Alcune realtà in Europa ma anche in Italia, stanno sperimentando il “ritorno allo stradale”, quello fatto bene che riesca a ricreare tutte le condizioni della percezione ecologica dell’economia circolare e della partecipazione a questa rivoluzione dolce chiamata raccolta differenziata.
Se non di sola percentuale di raccolta raggiunta si nutre il vero porta a porta, non di sola raccolta differenziata si nutre l’economia circolare: essa può esistere e svilupparsi se a monte si innescano spiccate capacità intellettive da parte dei produttori dei rifiuti ed è importante trovare il modo per muovere queste leve emozionali per l’ambiente e il futuro.

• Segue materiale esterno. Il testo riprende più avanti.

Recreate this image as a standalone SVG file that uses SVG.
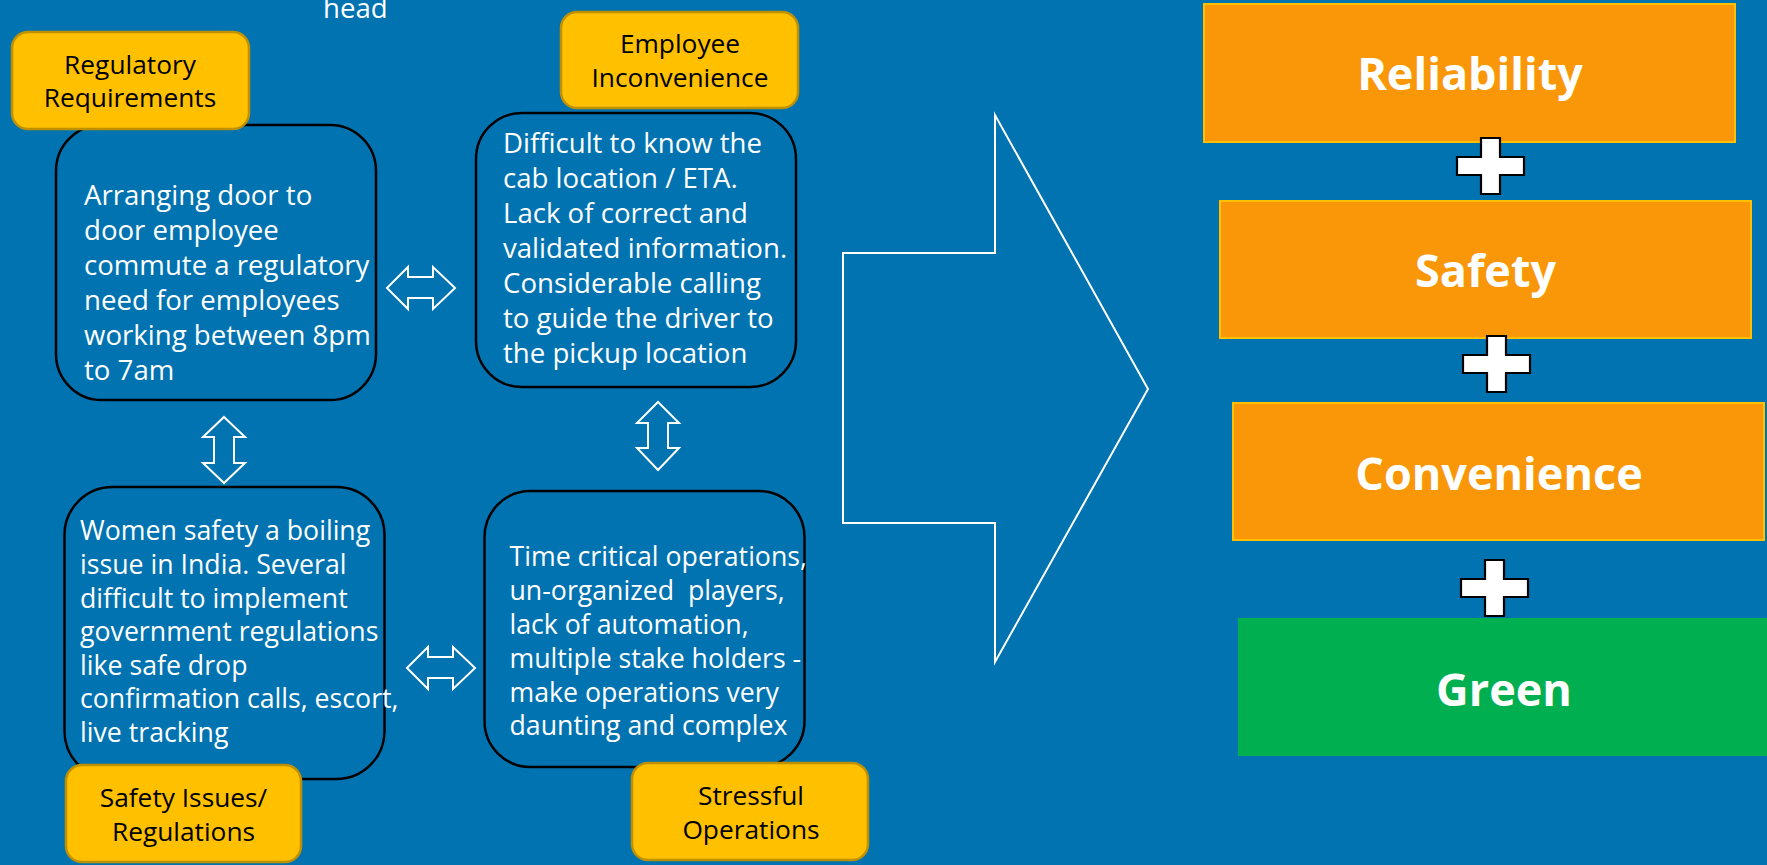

Bisogna saper coinvolgere gli utenti, l’essenza vera delle comunità. Per magia quando si trova il modo più consono, gradito e coinvolgente, i rifiuti spariscono, non certo smaterializzandosi,non si smaterializzano d’emblé tutti quanti, ma sono elevati al rango di materia prima per nuovi processi produttivi forieri di nuove “ecologie di scala” e risparmio energetico nonché nell’approvvigionamento di materia prima vergine minerale. Divengono “gli oggetti di lavoro”, simili a quelli presenti in natura senza intervento dell’uomo, di cui parlava Karl Marx.
Ecco il modo per consentire all’uomo di ritrovare se stesso riconoscendo quanta natura c’è negli oggetti dismessi fatti di sostanze minerali ed energia, di sostanze biodegradabili al pari della sostanza umana. E se l’uomo sente una cosa sua, la sente buona e positiva e sente che può far meglio, già da domani scatta il riuso, magari di una bottiglia di vetro e da qui al vedere “quanto costa l’acqua al supermercato”, oppure al cercare “i pannolini lavabili per il futuro del mio bimbo”, il passo è breve. E così s’innesca un’economia che oltre a essere circolare è virtuosa, sia per il Pianeta, sia per le persone.